Here I am at 3 in the morning.
I feel depressed.
It’s unusual these days for me to feel that way. I have a lot of wonderful things happening in my life. Great friends, a fantastic boyfriend with whom I have lots of fun with and seeing some progress with my pattern work.
But it’s stocktake season and I’m tired. I’m taking lesser dose of my meds and even though I’ve gone back up, it doesn’t feel quite enough.
I guess it’s time to wonder if I can do it without meds. A lot of women who I have spoken to who have tried to quit haven’t, they said it was too hard. So if the meds work for you, you find it difficult to get off. And I feel like a complete failure. Story of my life. I got depressed thinking that I’m a failure. And now that it seems I’m not quite managing without meds, I feel like I’m failing even though it’s irrational. Even though my psychiatrist explained to me that’s just the way I’m built and it’s not failure. I’m not ‘detoxing’. It’s not a toxic substance if it actually helps me.
I hate taking pills every day. I really HATE it.
I stare at the little plate my mum sets out each morning when she wakes it and I procrastinate. Only when I’m running out the door or eating the first meal of the day will I take it. I don’t want to be taking it. But if I don’t take it, then a part of me ceases to function and I go crazy.
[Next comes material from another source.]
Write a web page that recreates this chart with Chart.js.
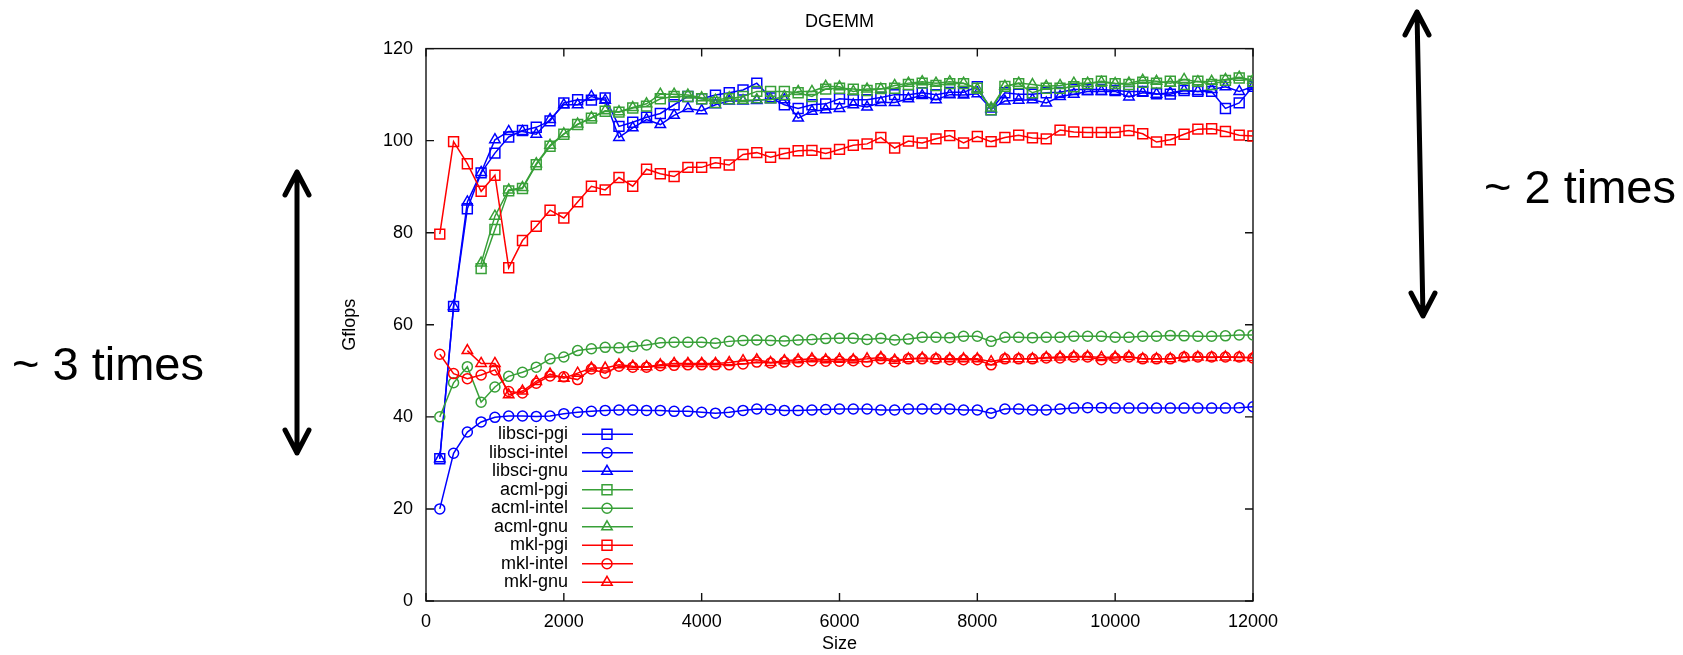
<!DOCTYPE html>
<html>
<head>
<meta charset="utf-8">
<title>DGEMM</title>
<script src="https://cdn.jsdelivr.net/npm/chart.js@4.4.1/dist/chart.umd.min.js"></script>
<style>
  html, body { margin: 0; padding: 0; background: #fff; }
  .chart-container { position: relative; width: 1683px; height: 655px; }
</style>
</head>
<body>
<div class="chart-container"><canvas id="dgemm-chart"></canvas></div>
<script>
// Matrix sizes (x axis)
const sizes = [
  200, 400, 600, 800, 1000, 1200, 1400, 1600, 1800, 2000,
  2200, 2400, 2600, 2800, 3000, 3200, 3400, 3600, 3800, 4000,
  4200, 4400, 4600, 4800, 5000, 5200, 5400, 5600, 5800, 6000,
  6200, 6400, 6600, 6800, 7000, 7200, 7400, 7600, 7800, 8000,
  8200, 8400, 8600, 8800, 9000, 9200, 9400, 9600, 9800, 10000,
  10200, 10400, 10600, 10800, 11000, 11200, 11400, 11600, 11800, 12000,
];

const libsciPgi = [
  30.9, 64.0, 85.2, 93.0, 97.3, 100.8, 102.2, 102.9, 104.3, 108.2,
  108.9, 108.8, 109.3, 103.1, 104.0, 105.1, 105.9, 107.8, 109.6, 109.1,
  109.9, 110.4, 111.0, 112.5, 109.3, 107.8, 107.0, 107.8, 108.0, 109.1,
  108.9, 108.9, 109.4, 110.0, 110.0, 110.4, 110.0, 110.5, 110.5, 111.7,
  106.7, 110.4, 110.1, 110.1, 110.4, 110.5, 111.1, 111.1, 111.1, 110.9,
  110.7, 110.7, 110.2, 110.1, 110.9, 110.7, 110.7, 107.0, 108.2, 111.8,
];
const libsciIntel = [
  20.0, 32.1, 36.7, 38.9, 39.9, 40.2, 40.2, 40.1, 40.2, 40.7,
  41.0, 41.2, 41.4, 41.5, 41.5, 41.4, 41.4, 41.2, 41.2, 41.0,
  40.8, 41.0, 41.4, 41.7, 41.6, 41.4, 41.4, 41.5, 41.6, 41.7,
  41.7, 41.7, 41.5, 41.5, 41.7, 41.7, 41.7, 41.7, 41.5, 41.5,
  40.8, 41.7, 41.7, 41.5, 41.5, 41.7, 41.9, 42.0, 42.0, 41.9,
  41.9, 41.9, 41.9, 41.9, 41.9, 41.9, 41.9, 41.9, 42.0, 42.2,
];
const libsciGnu = [
  30.9, 64.0, 86.7, 93.1, 100.2, 102.0, 102.0, 101.4, 104.6, 107.8,
  107.8, 109.6, 108.8, 100.7, 102.8, 104.6, 103.5, 105.5, 107.0, 106.5,
  107.8, 108.6, 108.6, 108.7, 109.1, 108.9, 104.9, 106.4, 106.7, 107.0,
  107.8, 107.3, 108.3, 108.3, 109.1, 109.8, 108.9, 110.0, 109.9, 110.2,
  106.9, 108.6, 108.8, 108.9, 108.2, 109.6, 110.1, 110.7, 110.7, 110.7,
  109.5, 110.4, 110.1, 110.4, 110.9, 110.7, 111.1, 111.7, 110.7, 111.8,
];
const acmlPgi = [
  null, null, null, 72.2, 80.7, 89.1, 89.6, 94.8, 98.8, 101.4,
  103.5, 104.9, 106.4, 106.2, 107.1, 107.5, 109.1, 109.6, 109.6, 109.1,
  108.3, 109.1, 109.6, 110.7, 110.7, 110.7, 110.4, 109.6, 111.2, 111.4,
  111.2, 110.9, 111.3, 111.4, 112.2, 112.5, 112.0, 112.4, 112.4, 111.4,
  106.7, 111.8, 112.4, 110.4, 111.4, 111.4, 111.7, 112.4, 112.9, 112.4,
  112.2, 112.7, 112.5, 112.9, 112.2, 112.9, 112.2, 113.1, 113.6, 112.9,
];
const acmlIntel = [
  40.0, 47.4, 50.9, 43.2, 46.5, 48.8, 49.7, 50.8, 52.6, 53.0,
  54.4, 54.8, 55.1, 55.0, 55.3, 55.6, 56.1, 56.2, 56.2, 56.2,
  56.0, 56.4, 56.6, 56.7, 56.6, 56.5, 56.7, 56.8, 57.0, 57.1,
  57.1, 56.8, 57.1, 56.7, 56.9, 57.3, 57.3, 57.2, 57.5, 57.5,
  56.4, 57.3, 57.3, 57.2, 57.3, 57.3, 57.5, 57.5, 57.5, 57.3,
  57.3, 57.5, 57.5, 57.7, 57.6, 57.5, 57.5, 57.6, 57.8, 57.8,
];
const acmlGnu = [
  null, null, null, 73.4, 83.6, 89.3, 89.8, 95.0, 99.0, 101.5,
  103.6, 105.0, 106.5, 106.3, 107.2, 108.0, 110.1, 110.1, 109.9, 109.3,
  108.8, 109.3, 108.7, 108.9, 108.9, 109.6, 110.7, 110.7, 111.8, 111.7,
  110.7, 111.2, 111.2, 112.0, 112.5, 112.8, 112.5, 112.8, 112.5, 111.2,
  107.1, 111.8, 112.5, 112.2, 111.8, 112.0, 112.5, 112.5, 112.7, 112.4,
  112.5, 113.1, 112.9, 112.5, 113.3, 112.8, 112.9, 113.3, 113.8, 113.1,
];
const mklPgi = [
  79.7, 99.8, 95.0, 89.0, 92.5, 72.4, 78.3, 81.4, 84.9, 83.2,
  86.7, 90.1, 89.3, 92.0, 90.1, 93.8, 92.8, 92.2, 94.2, 94.2,
  95.2, 94.7, 97.0, 97.4, 96.4, 97.2, 97.8, 97.9, 97.2, 98.1,
  99.0, 99.3, 100.7, 98.4, 99.9, 99.5, 100.4, 101.1, 99.5, 100.9,
  99.8, 100.7, 101.2, 100.6, 100.4, 102.3, 101.9, 101.8, 101.8, 101.8,
  102.2, 101.5, 99.7, 100.2, 101.4, 102.5, 102.6, 102.0, 101.2, 101.0,
];
const mklIntel = [
  53.6, 49.4, 48.3, 49.1, 50.2, 45.5, 45.2, 47.3, 48.9, 48.7,
  48.1, 50.4, 49.5, 51.0, 50.8, 50.8, 51.1, 51.2, 51.3, 51.3,
  51.3, 51.3, 51.5, 51.9, 51.7, 51.9, 52.0, 52.2, 52.1, 52.1,
  52.2, 52.0, 52.6, 52.0, 52.6, 52.6, 52.6, 52.4, 52.4, 52.4,
  51.3, 52.6, 52.6, 52.6, 52.8, 52.8, 53.0, 53.0, 52.4, 52.8,
  53.0, 52.6, 52.6, 52.6, 53.0, 53.0, 53.0, 53.0, 53.0, 52.8,
];
const mklGnu = [
  null, null, 54.4, 51.6, 51.6, 44.8, 45.6, 47.7, 49.3, 48.4,
  49.5, 50.6, 50.6, 51.3, 51.0, 50.9, 51.3, 51.6, 51.6, 51.6,
  51.6, 51.8, 52.2, 52.4, 51.8, 52.2, 52.4, 52.6, 52.4, 52.5,
  52.4, 52.6, 52.9, 52.3, 52.6, 52.8, 52.6, 52.6, 52.6, 52.6,
  52.0, 52.6, 52.6, 52.6, 52.9, 53.0, 53.1, 53.1, 52.9, 53.0,
  53.1, 52.6, 52.6, 52.6, 52.9, 53.0, 52.9, 53.0, 52.9, 52.9,
];

// Axis ticks
const xTicks = [0, 2000, 4000, 6000, 8000, 10000, 12000];
const yTicks = [0, 20, 40, 60, 80, 100, 120];

const BLUE = "#0000ff";
const GREEN = "#38a038";
const RED = "#ff0000";
const FONT = "'Liberation Sans', Arial, Helvetica, sans-serif";
const TICK_LEN = 8;

// marker radius per point style (so squares, circles, triangles look ~10px)
const markerRadius = { rect: 7, circle: 5, triangle: 6 };

const series = [
  ["libsci-pgi", libsciPgi, BLUE, "rect"],
  ["libsci-intel", libsciIntel, BLUE, "circle"],
  ["libsci-gnu", libsciGnu, BLUE, "triangle"],
  ["acml-pgi", acmlPgi, GREEN, "rect"],
  ["acml-intel", acmlIntel, GREEN, "circle"],
  ["acml-gnu", acmlGnu, GREEN, "triangle"],
  ["mkl-pgi", mklPgi, RED, "rect"],
  ["mkl-intel", mklIntel, RED, "circle"],
  ["mkl-gnu", mklGnu, RED, "triangle"],
];

function makeDataset([label, values, color, style], i) {
  return {
    label: label,
    data: values
      .map((v, k) => ({ x: sizes[k], y: v }))
      .filter((p) => p.y !== null),
    borderColor: color,
    backgroundColor: color,
    borderWidth: 1.5,
    pointStyle: style,
    pointRadius: markerRadius[style],
    pointBorderWidth: 1.5,
    pointBorderColor: color,
    pointBackgroundColor: "rgba(0,0,0,0)",
    tension: 0,
    fill: false,
    order: series.length - i, // later series drawn on top, like gnuplot
  };
}

// Border box with inward ticks on all four sides (gnuplot style)
const frameTicks = {
  id: "frameTicks",
  beforeDatasetsDraw(chart) {
    const { ctx, chartArea: a, scales } = chart;
    ctx.save();
    ctx.strokeStyle = "#111";
    ctx.lineWidth = 1.4;
    ctx.strokeRect(a.left, a.top, a.right - a.left, a.bottom - a.top);
    ctx.beginPath();
    xTicks.forEach((v) => {
      const px = scales.x.getPixelForValue(v);
      ctx.moveTo(px, a.bottom);
      ctx.lineTo(px, a.bottom - TICK_LEN);
      ctx.moveTo(px, a.top);
      ctx.lineTo(px, a.top + TICK_LEN);
    });
    yTicks.forEach((v) => {
      const py = scales.y.getPixelForValue(v);
      ctx.moveTo(a.left, py);
      ctx.lineTo(a.left + TICK_LEN, py);
      ctx.moveTo(a.right, py);
      ctx.lineTo(a.right - TICK_LEN, py);
    });
    ctx.stroke();
    ctx.restore();
  },
};

// Key inside the plot: label, then a line sample with the marker
const plotKey = {
  id: "plotKey",
  afterDatasetsDraw(chart) {
    const { ctx, chartArea: a } = chart;
    ctx.save();
    ctx.font = "18px " + FONT;
    ctx.textAlign = "right";
    ctx.textBaseline = "middle";
    chart.data.datasets.forEach((ds, i) => {
      const y = a.bottom - 166.7 + i * 18.5;
      ctx.fillStyle = "#000";
      ctx.fillText(ds.label, a.left + 142, y);
      ctx.strokeStyle = ds.borderColor;
      ctx.lineWidth = ds.borderWidth;
      ctx.beginPath();
      ctx.moveTo(a.left + 156, y);
      ctx.lineTo(a.left + 207, y);
      ctx.stroke();
      ctx.fillStyle = "rgba(0,0,0,0)";
      ctx.lineWidth = ds.pointBorderWidth;
      Chart.helpers.drawPoint(
        ctx,
        { pointStyle: ds.pointStyle, radius: ds.pointRadius, borderWidth: ds.pointBorderWidth, rotation: 0 },
        a.left + 181,
        y
      );
    });
    ctx.restore();
  },
};

// The two double arrows and their notes
function doubleArrow(ctx, x1, y1, x2, y2) {
  ctx.beginPath();
  ctx.moveTo(x1, y1);
  ctx.lineTo(x2, y2);
  ctx.moveTo(x1 - 12, y1 + 23);
  ctx.lineTo(x1, y1);
  ctx.lineTo(x1 + 12, y1 + 23);
  ctx.moveTo(x2 - 12, y2 - 23);
  ctx.lineTo(x2, y2);
  ctx.lineTo(x2 + 12, y2 - 23);
  ctx.stroke();
}

const notes = {
  id: "notes",
  afterDraw(chart) {
    const ctx = chart.ctx;
    ctx.save();
    ctx.strokeStyle = "#000";
    ctx.lineWidth = 5;
    ctx.lineCap = "round";
    ctx.lineJoin = "round";
    doubleArrow(ctx, 297, 172, 297, 453);
    doubleArrow(ctx, 1417, 12, 1423, 316);
    ctx.fillStyle = "#000";
    ctx.font = "47px " + FONT;
    ctx.textAlign = "left";
    ctx.textBaseline = "alphabetic";
    ctx.fillText("~ 3 times", 12, 380);
    ctx.fillText("~ 2 times", 1484, 203);
    ctx.restore();
  },
};

Chart.defaults.font.family = FONT;
Chart.defaults.color = "#000";

const ctx = document.getElementById("dgemm-chart").getContext("2d");
new Chart(ctx, {
  type: "line",
  data: { datasets: series.map(makeDataset) },
  options: {
    responsive: true,
    maintainAspectRatio: false,
    animation: false,
    events: [],
    layout: { padding: { left: 339, right: 430, top: 0, bottom: 0 } },
    plugins: {
      legend: { display: false },
      tooltip: { enabled: false },
      title: {
        display: true,
        text: "DGEMM",
        fullSize: false,
        color: "#000",
        font: { size: 18, weight: "normal" },
        padding: { top: 11, bottom: 16 },
      },
    },
    scales: {
      x: {
        type: "linear",
        min: 0,
        max: 12000,
        afterFit: (scale) => { scale.height = 54; },
        afterBuildTicks: (scale) => { scale.ticks = xTicks.map((v) => ({ value: v })); },
        ticks: {
          color: "#000",
          font: { size: 18 },
          padding: 10,
          maxRotation: 0,
          autoSkip: false,
          callback: (v) => String(v),
        },
        grid: { display: false, drawTicks: false },
        border: { display: false },
        title: {
          display: true,
          text: "Size",
          color: "#000",
          font: { size: 18 },
          padding: { top: 0, bottom: 0 },
        },
      },
      y: {
        type: "linear",
        min: 0,
        max: 120,
        afterFit: (scale) => { scale.width = 87; },
        afterBuildTicks: (scale) => { scale.ticks = yTicks.map((v) => ({ value: v })); },
        ticks: {
          color: "#000",
          font: { size: 18 },
          padding: 13,
          autoSkip: false,
          callback: (v) => String(v),
        },
        grid: { display: false, drawTicks: false },
        border: { display: false },
        title: {
          display: true,
          text: "Gflops",
          color: "#000",
          font: { size: 18 },
          padding: { top: 0, bottom: 0 },
        },
      },
    },
  },
  plugins: [frameTicks, plotKey, notes],
});
</script>
</body>
</html>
I really resent that you know?
The stress of the season is getting to me, I know it. It’s winding down slightly now, but I feel shattered and broken. I often feel like crying and breaking down. I want nothing more than to escape, to run away and lock myself up in a room and not letting anyone in and not coming out for a week. Which I understand is rather stupid idea as it would only exacerbate the feeling.
And so I come back to my poor neglected blog.
Tonight, I just want to die.
But I’ll play the same old game. I’ll go to bed stupidly late. I’ll be on edge, but I’ll get up. I’ll take my meds. Take a shower. Go to work. Go home and sleep like the dead. Another damn day will pass. Maybe it’ll ease up, maybe it won’t. Rinse and repeat till I forget about that feeling and neglect my poor blog once more.
Kill me. Just kill me. Please. Someone. Anyone.